This class provides protected overridable beforeExecute(Thread, Runnable) and afterExecute(Runnable, Throwable) methods that are called before and after execution of each task. These can be used to manipulate the execution environment; for example, reinitializing ThreadLocals, gathering statistics, or adding log entries. Additionally, method terminated() can be overridden to perform any special processing that needs to be done once the Executor has fully terminated. If hook or callback methods throw exceptions, internal worker threads may in turn fail and abruptly terminate.
Queue maintenance

Method getQueue() allows access to the work queue for purposes of monitoring and debugging. Use of this method for any other purpose is strongly discouraged. Two supplied methods, remove(Runnable) and purge() are available to assist in storage reclamation when large numbers of queued tasks become cancelled.
Finalization

A pool that is no longer referenced in a program AND has no remaining threads will be shutdown automatically. If you would like to ensure that unreferenced pools are reclaimed even if users forget to call shutdown(), then you must arrange that unused threads eventually die, by setting appropriate keep-alive times, using a lower bound of zero core threads and/or setting allowCoreThreadTimeOut(boolean).

Extension example. Most extensions of this class override one or more of the protected hook methods.
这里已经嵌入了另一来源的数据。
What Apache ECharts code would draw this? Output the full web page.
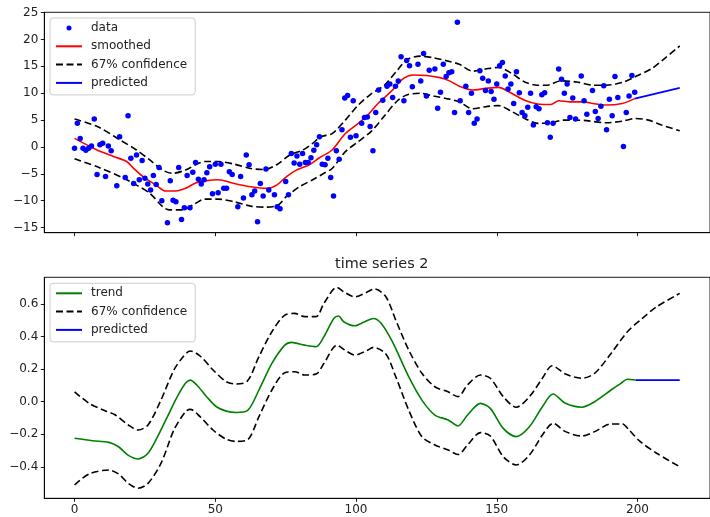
<!DOCTYPE html>
<html><head><meta charset="utf-8">
<script src="https://cdn.jsdelivr.net/npm/echarts@6/dist/echarts.min.js"></script>
<style>html,body{margin:0;padding:0;background:#fff}#c{width:710px;height:517px}</style>
</head><body><div id="c"></div>
<script>
// ---------- data ----------
const xTicks = [0, 50, 100, 150, 200];
const yTicksTop = [-15, -10, -5, 0, 5, 10, 15, 20, 25];
const yTicksBottom = [-0.4, -0.2, 0.0, 0.2, 0.4, 0.6];
const legendTop = ['data', 'smoothed', '67% confidence', 'predicted'];
const legendBottom = ['trend', '67% confidence', 'predicted'];
const title2 = 'time series 2';

const dataPoints = [
[0,-0.25],[1,4.4],[2,1.6],[3,-0.25],[4,-0.6],[5,-0.25],[6,0.2],[7,5.2],[8,-5.1],[9,0.4],[10,0.7],[11,-5.5],[12,0.2],[13,-0.7],[15,-7.2],[16,1.9],[18,-5.7],[19,5.8],[20,-2.1],[21,-6.8],[22,-1.5],[23,-6.1],[24,-2.5],[25,-5.8],[26,-6.9],[27,-8.0],[28,-5.3],[29,-7.0],[30,-3.8],[31,-10],[33,-14.1],[34,-6.3],[35,-9.9],[36,-10.2],[37,-3.8],[38,-13.5],[39,-11.3],[40,-5.3],[41,-11.3],[42,-4.7],
[43,-2.9],[44,-6.0],[45,-6.9],[46,-6.1],[47,-4.8],[48,-3.7],[49,-8.7],[50,-3.2],[51,-8.5],[52,-3.2],[53,-7.7],[54,-7.7],[55,-4.6],[56,-5.1],[58,-11.1],[59,-5.5],[60,-9.5],[61,-1.5],[62,-3.3],[63,-8.9],[64,-8.2],[65,-13.9],[66,-6.8],[67,-9.1],[68,-4.1],[69,-8.0],[71,-8.9],[72,-11.1],[73,-11.5],[75,-6.4],[76,-8.9],[77,-1.2],[78,-3.0],[79,-1.7],[80,-3.2],[81,-1.2],[82,-2.9],[83,-2.9],[84,-2.0],[85,-0.6],[86,0.4],[87,1.9],[88,-3.2],
[89,-3.3],[90,-2.1],[91,-5.7],[92,-9.1],[93,-0.7],[94,-2.3],[95,3.2],[96,9.1],[97,9.6],[98,1.8],[99,8.6],[100,2.1],[102,4.4],[103,5.5],[104,5.6],[105,3.8],[106,-0.7],[107,6.4],[108,10.6],[109.5,8.7],[111,11.3],[112,11.7],[113,9.2],[114,11.3],[115,12.3],[116,16.8],[117,8.6],[118,16.1],[119,15.1],[120,11.2],[122,15.4],[123,12.3],[124,17.4],[125,9.5],[126,14.3],[128,14.5],[129,7.2],[130,10.2],[131,15.4],[132,13.1],[133,13.8],
[134,14.0],[135,6.4],[136,23.2],[137,8.6],[139,11.3],[140,6.4],[141,10.0],[142,4.4],[143,5.2],[144,14.2],[145,12.8],[146,10.5],[147,12.3],[148,10.3],[149,8.9],[150,11.7],[151,15.1],[152,15.7],[153,13.2],[154,10.8],[155,11.7],[156,8.1],[157,14.0],[158,10.1],[159,6.4],[160,5.8],[161,7.4],[162,10.0],[163,4.1],[164,7.5],[165,7.1],[166,9.7],[167,10.1],[168,4.5],[169,1.8],[170,4.4],[172,14.5],[173,12.6],[174,10.0],[175,11.7],[176,5.5],[177,9.1],[178,5.2],
[180,13.2],[181,8.6],[182,6.1],[184,10.5],[185,6.6],[186,5.3],[187,7.6],[188,11.4],[189,3.2],[190,8.9],[191,5.8],[192,13.1],[193,9.2],[195,0.1],[196,6.4],[197,9.5],[198,13.3],[199,10.2]
];

const smoothed = [[0,1.6],[8,-0.56],[14,-1.8],[18.5,-2.7],[21,-4.0],[24.3,-5.5],[29,-7.1],[32.4,-8.2],[35.9,-8.2],[39.4,-7.7],[43,-6.7],[46.3,-6.3],[51,-6.1],[56.8,-6.8],[62.6,-7.4],[68.4,-7.7],[71.8,-7.1],[75.3,-5.5],[78.8,-4.3],[83.4,-3.3],[87,-2.0],[91.5,-0.56],[96.2,2.5],[100.8,4.4],[104.3,6.0],[107.8,8.1],[112.4,10.3],[117,12.8],[120.5,13.4],[125.1,13.3],[129.8,12.9],[133.2,12.3],[136.7,11.3],[141.4,10.6],[146,10.9],[150.6,11.1],[155.3,10.0],[159.9,8.7],[164.5,8.0],[169.2,7.9],[172,8.6],[176.1,8.4],[180.7,8.4],[184.2,8.1],[188.8,7.8],[194.6,8.1],[199,9.0]];
const predictedTop = [[199,9.0],[215,11.0]];
const upperTop = [[0,5.2],[8.1,3.8],[16.2,1.3],[22,-0.56],[26.7,-2.4],[31.3,-4.3],[34.8,-4.9],[39.4,-4.3],[43.4,-3.2],[46.3,-2.7],[51,-2.7],[56.8,-3.2],[62.6,-4.0],[67.2,-4.2],[71.8,-3.3],[76.5,-1.5],[81.1,-0.56],[84.6,0.68],[87.5,1.9],[91.5,2.5],[96.2,5.0],[100.8,7.8],[105.4,9.9],[110.1,11.5],[114.7,14.3],[118.2,16.3],[122.8,16.9],[127.5,16.6],[133.2,15.9],[136.7,15.4],[141.4,14.1],[146,14.5],[150.6,14.8],[155.3,13.7],[159.9,12.1],[164.5,11.5],[168,11.5],[172.6,12.3],[178.4,12.1],[184.2,11.5],[188.8,11.5],[194.6,12.0],[199.3,13.1],[205.1,14.6],[209.7,16.5],[215,18.8]];
const lowerTop = [[0,-2.2],[8.1,-3.7],[17.4,-5.8],[22,-7.1],[26.7,-8.6],[31.3,-11.1],[33.6,-11.7],[38.2,-11.7],[42.9,-10.5],[46.3,-9.7],[51,-9.7],[56.8,-10.2],[62.6,-11.0],[68.4,-11.2],[72.4,-10.8],[75.3,-9.2],[79.9,-7.4],[84.6,-6.1],[88.6,-4.9],[91.5,-4.0],[96.2,-0.87],[100.8,1.0],[105.4,2.9],[110.1,5.8],[114.7,8.6],[118.2,9.7],[122.8,10.0],[127.5,9.5],[133.2,8.9],[136.7,8.4],[141.4,7.1],[146,7.5],[150.6,7.7],[155.3,6.6],[159.9,5.3],[164.5,4.4],[169.2,4.5],[173.8,5.0],[178.4,5.0],[181.9,4.9],[188.8,4.5],[194.6,4.8],[199.3,5.3],[203.9,5.0],[208.5,4.1],[215,3.0]];

const trend = [[0,-0.225],[6.4,-0.24],[12.2,-0.25],[15.6,-0.277],[19.1,-0.33],[22.6,-0.352],[26.1,-0.317],[29.5,-0.215],[33,-0.092],[36.5,0.031],[39.4,0.113],[41.1,0.133],[43.4,0.103],[46.9,0.031],[50.4,-0.031],[53.9,-0.058],[57.4,-0.066],[61.4,-0.055],[65.5,0.072],[70.1,0.236],[74.7,0.348],[77.1,0.365],[81.7,0.348],[85.8,0.338],[88.6,0.40],[92.1,0.512],[93.8,0.527],[95.6,0.492],[99.6,0.467],[103.1,0.492],[106.2,0.512],[108.9,0.482],[112.9,0.369],[118.7,0.154],[123.4,0.010],[128,-0.082],[132.7,-0.112],[136.2,-0.149],[139.6,-0.082],[144.2,-0.01],[147.7,-0.041],[152.3,-0.164],[156.9,-0.215],[161.6,-0.154],[166.2,-0.031],[170,0.047],[174.4,-0.01],[180.2,-0.034],[184.8,0.0],[190.6,0.072],[194.1,0.113],[196.4,0.138],[199.3,0.133]];
const predictedBottom = [[199.3,0.133],[215,0.133]];
const upperBottom = [[0,0.061],[5.2,-0.01],[11,-0.057],[14.5,-0.082],[19.1,-0.143],[22.6,-0.174],[26.1,-0.143],[30.7,0.01],[35.3,0.195],[38.8,0.281],[41.1,0.312],[44.6,0.281],[49.2,0.195],[53.9,0.123],[57.4,0.109],[61.4,0.127],[65.5,0.277],[70.1,0.43],[74.7,0.533],[78.2,0.543],[81.7,0.523],[85.8,0.523],[88.6,0.605],[93.2,0.703],[95.6,0.676],[99.6,0.645],[103.7,0.672],[106.6,0.693],[110.6,0.645],[114.1,0.502],[118.7,0.318],[123.4,0.175],[128,0.092],[132.7,0.061],[136.2,0.031],[139.6,0.103],[144.2,0.164],[147.7,0.144],[152.3,0.031],[156.9,-0.034],[161.6,0.031],[166.2,0.144],[169.7,0.221],[174.4,0.170],[180.2,0.144],[184.8,0.175],[190.6,0.297],[196.4,0.43],[201,0.502],[206.8,0.584],[215,0.666]];
const lowerBottom = [[0,-0.512],[5.2,-0.444],[12.2,-0.42],[15.6,-0.444],[19.1,-0.502],[22.6,-0.532],[26.1,-0.502],[30.7,-0.379],[35.3,-0.174],[39.4,-0.061],[41.1,-0.047],[44.6,-0.092],[49.2,-0.174],[53.9,-0.231],[57.4,-0.244],[61.4,-0.235],[65.5,-0.092],[70.1,0.072],[74.7,0.178],[78.2,0.184],[81.7,0.164],[85.8,0.170],[88.6,0.236],[93.2,0.348],[95.6,0.322],[99.6,0.287],[103.7,0.313],[106.2,0.334],[110.6,0.293],[114.1,0.154],[118.7,-0.051],[123.4,-0.215],[128,-0.266],[132.7,-0.297],[136.2,-0.325],[139.6,-0.266],[144.2,-0.19],[147.7,-0.211],[152.3,-0.338],[156.9,-0.389],[161.6,-0.328],[166.2,-0.205],[170,-0.133],[174.4,-0.184],[180.2,-0.211],[184.8,-0.184],[190.6,-0.137],[194.6,-0.137],[197,-0.174],[201,-0.246],[206.8,-0.317],[215,-0.4]];

// ---------- chart ----------
const FONT = 'DejaVu Sans';
const minus = v => (v < 0 ? '\u2212' : '') + Math.abs(v);
const dash = [7, 3.5];
const LW = 1.6;

function xAxisCfg(gridIndex, showLabels) {
  return {
    type: 'value', gridIndex, min: -10.75, max: 225.75,
    splitLine: {show: false},
    axisLine: {show: true, onZero: false, lineStyle: {color: '#000', width: 0.9}},
    axisTick: {show: true, length: 3.5, lineStyle: {color: '#000', width: 0.9}, customValues: xTicks},
    axisLabel: {show: showLabels, customValues: xTicks, color: '#222', fontFamily: FONT, fontSize: 12, margin: 6, formatter: v => String(v)}
  };
}
function yAxisCfg(gridIndex, min, max, ticks, fmt) {
  return {
    type: 'value', gridIndex, min, max,
    splitLine: {show: false},
    axisLine: {show: true, onZero: false, lineStyle: {color: '#000', width: 0.9}},
    axisTick: {show: true, length: 3.5, lineStyle: {color: '#000', width: 0.9}, customValues: ticks},
    axisLabel: {customValues: ticks, color: '#222', fontFamily: FONT, fontSize: 12, margin: 6, formatter: fmt}
  };
}
function lineSeries(name, data, color, idx, dashed) {
  return {
    type: 'line', name, data, xAxisIndex: idx, yAxisIndex: idx,
    symbol: 'none', smooth: 0.3, silent: true,
    lineStyle: {color, width: LW, type: dashed ? dash : 'solid'},
    itemStyle: {color}
  };
}
const legendCommon = {
  orient: 'vertical', left: 50, itemWidth: 26, itemHeight: 5, itemGap: 6.3,
  padding: [4, 8, 6, 5], backgroundColor: 'rgba(255,255,255,0.85)',
  borderColor: '#cccccc', borderWidth: 1, borderRadius: 3,
  textStyle: {fontFamily: FONT, fontSize: 12, color: '#222', padding: [0, 0, 0, 4]},
  selectedMode: false
};
const lineItem = n => ({name: n, itemStyle: {opacity: 0}});

const chart = echarts.init(document.getElementById('c'), null, {renderer: 'canvas'});
chart.setOption({
  animation: false,
  backgroundColor: '#fff',
  title: {text: title2, left: 335, top: 257, padding: 0,
    textStyle: {fontFamily: FONT, fontSize: 14.4, fontWeight: 'normal', color: '#222'}},
  grid: [
    {left: 44.3, top: 12.3, width: 680.5, height: 220.4, show: true, borderColor: '#000', borderWidth: 0.9, backgroundColor: 'transparent'},
    {left: 44.3, top: 277.3, width: 680.5, height: 221, show: true, borderColor: '#000', borderWidth: 0.9, backgroundColor: 'transparent'}
  ],
  xAxis: [xAxisCfg(0, false), xAxisCfg(1, true)],
  yAxis: [
    yAxisCfg(0, -15.95, 25.06, yTicksTop, v => minus(v)),
    yAxisCfg(1, -0.594, 0.765, yTicksBottom, v => (v < 0 ? '\u2212' : '') + Math.abs(v).toFixed(1))
  ],
  legend: [
    Object.assign({}, legendCommon, {top: 18, data: legendTop.map(n => n === 'data' ? {name: n, icon: 'circle', itemStyle: {opacity: 1}} : lineItem(n))}),
    Object.assign({}, legendCommon, {top: 283.3, data: legendBottom.map(lineItem)})
  ],
  series: [
    {type: 'scatter', name: 'data', data: dataPoints, xAxisIndex: 0, yAxisIndex: 0,
      symbol: 'circle', symbolSize: 5.5, itemStyle: {color: '#0000ff', opacity: 1}, silent: true, z: 3},
    lineSeries('smoothed', smoothed, '#ff0000', 0, false),
    lineSeries('67% confidence', upperTop, '#000000', 0, true),
    lineSeries('67% confidence', lowerTop, '#000000', 0, true),
    lineSeries('predicted', predictedTop, '#0000ff', 0, false),
    lineSeries('trend', trend, '#008000', 1, false),
    lineSeries('67% confidence', upperBottom, '#000000', 1, true),
    lineSeries('67% confidence', lowerBottom, '#000000', 1, true),
    lineSeries('predicted', predictedBottom, '#0000ff', 1, false)
  ]
});
</script></body></html>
For example, here is a subclass that adds a simple pause/resume feature:

 class PausableThreadPoolExecutor extends ThreadPoolExecutor {
   private boolean isPaused;
   private ReentrantLock pauseLock = new ReentrantLock();
   private Condition unpaused = pauseLock.newCondition();

   public PausableThreadPoolExecutor(...) { super(...); }

   protected void beforeExecute(Thread t, Runnable r) {
     super.beforeExecute(t, r);
     pauseLock.lock();
     try {
       while (isPaused) unpaused.await();
     } catch (InterruptedException ie) {
       t.interrupt();
     } finally {
       pauseLock.unlock();
     }
   }

   public void pause() {
     pauseLock.lock();
     try {
       isPaused = true;
     } finally {
       pauseLock.unlock();
     }
   }

   public void resume() {
     pauseLock.lock();
     try {
       isPaused = false;
       unpaused.signalAll();
     } finally {
       pauseLock.unlock();
     }
   }
 }

构造方法

/**
 * Creates a new {@code ThreadPoolExecutor} with the given initial
 * parameters.
 *
 * @param corePoolSize the number of threads to keep in the pool, even
 *        if they are idle, unless {@code allowCoreThreadTimeOut} is set
 * @param maximumPoolSize the maximum number of threads to allow in the
 *        pool
 * @param keepAliveTime when the number of threads is greater than
 *        the core, this is the maximum time that excess idle threads
 *        will wait for new tasks before terminating.
 * @param unit the time unit for the {@code keepAliveTime} argument
 * @param workQueue the queue to use for holding tasks before they are
 *        executed.  This queue will hold only the {@code Runnable}
 *        tasks submitted by the {@code execute} method.
 * @param threadFactory the factory to use when the executor
 *        creates a new thread
 * @param handler the handler to use when execution is blocked
 *        because the thread bounds and queue capacities are reached
 * @throws IllegalArgumentException if one of the following holds:<br>
 *         {@code corePoolSize < 0}<br>
 *         {@code keepAliveTime < 0}<br>
 *         {@code maximumPoolSize <= 0}<br>
 *         {@code maximumPoolSize < corePoolSize}
 * @throws NullPointerException if {@code workQueue}
 *         or {@code threadFactory} or {@code handler} is null
 */
public ThreadPoolExecutor(int corePoolSize,
                          int maximumPoolSize,
                          long keepAliveTime,
                          TimeUnit unit,
                          BlockingQueue<Runnable> workQueue,
                          ThreadFactory threadFactory,
                          RejectedExecutionHandler handler) {

7 个参数

corePoolSize：核心线程数。

maximumPoolSize：线程池允许创建的最大线程数。

keepAliveTime：非核心线程闲置的超时时间。

unit：时间单位。

workQueue：任务队列。

threadFactory：线程工厂。

handler：饱和策略。

线程池的处理流程

当提交任务时，如果线程数未超过 corePoolSize，将创建新线程执行任务。否则如果 workQueue 未满，将把任务入队。否则如果线程数量小于 maximumPoolSize，创建新线程执行任务。否则执行饱和策略。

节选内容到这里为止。